Journalist Purvi Thacker, who is getting married in December, wanted her Pakistani friend Sarah Munir to attend her wedding in India, but the cross-border tensions between the two countries have led to Munir’s visa application being denied.
The bride-to-be shared in a social media post that she is “heartbroken” that her best friend, who is also a journalist, would not be able to be a part of her “biggest day”.
“Sarah has visited India and I have visited Pakistan, where we have stayed with each other's families. Her ammi and abbu are like my own and her family and siblings are like my own and we have visited mosques, churches and temples together.
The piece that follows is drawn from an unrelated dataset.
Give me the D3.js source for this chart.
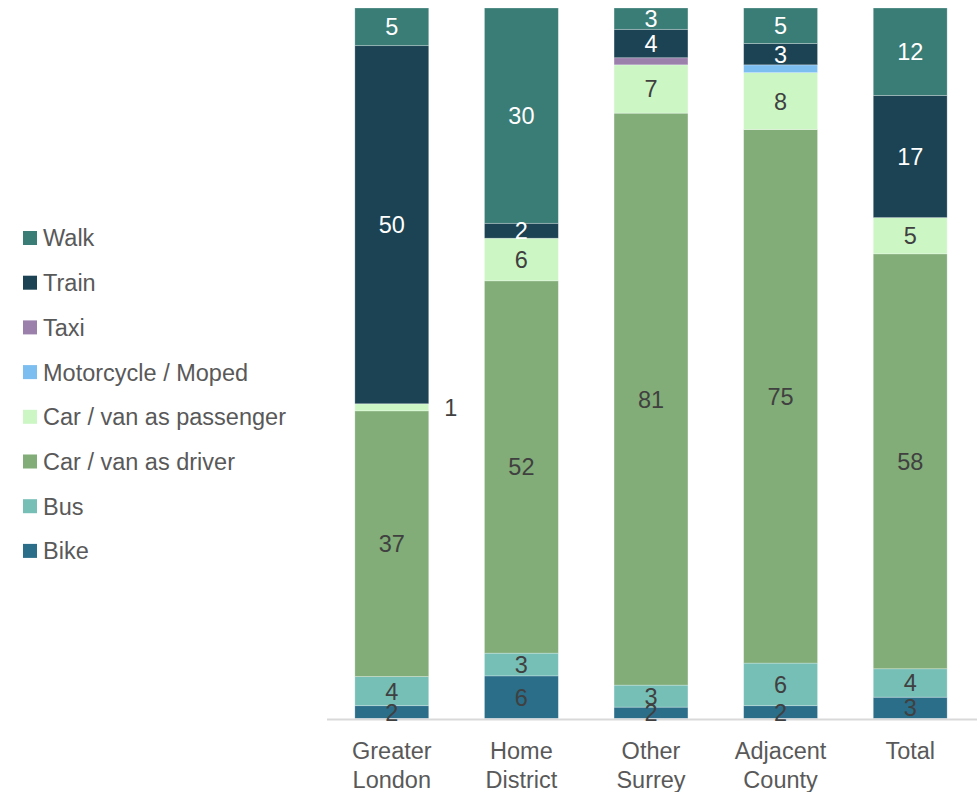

It's not until our respective countries/governments remind us that it is unusual for us to be doing those things together that we think of each other as ‘Pakistani’ or ‘Indian.’”, Thacker’s post read.
Thacker has also appealed to India's foreign affairs minister Sushma Swaraj in a tweet.
Munir, meanwhile, appealed to Pakistani actors to retweet her ordeal.
Since her post on Tuesday night, the hashtag #GetSarahToIndia is gaining traction.
In one of their blogs, Thacker and Munir write that they became friends in 2011 in New York where they attended the Columbia Journalism School together.
People from both India and Pakistan have shown their support to the two South Asian journalists
Borders are marked on the land, not hearts! #GetSarahToIndia— Muna Moini (@Muna_m89) November 1, 2016
“But we are hoping this story has a silver lining and we hope there is a light at the end of the tunnel. While bureaucracy and red tape has done its best to instill a sense of division and frustration, everyone in the virtual space and on social media has embraced us and showered us with prayers, support, love and good wishes.” their blog reads.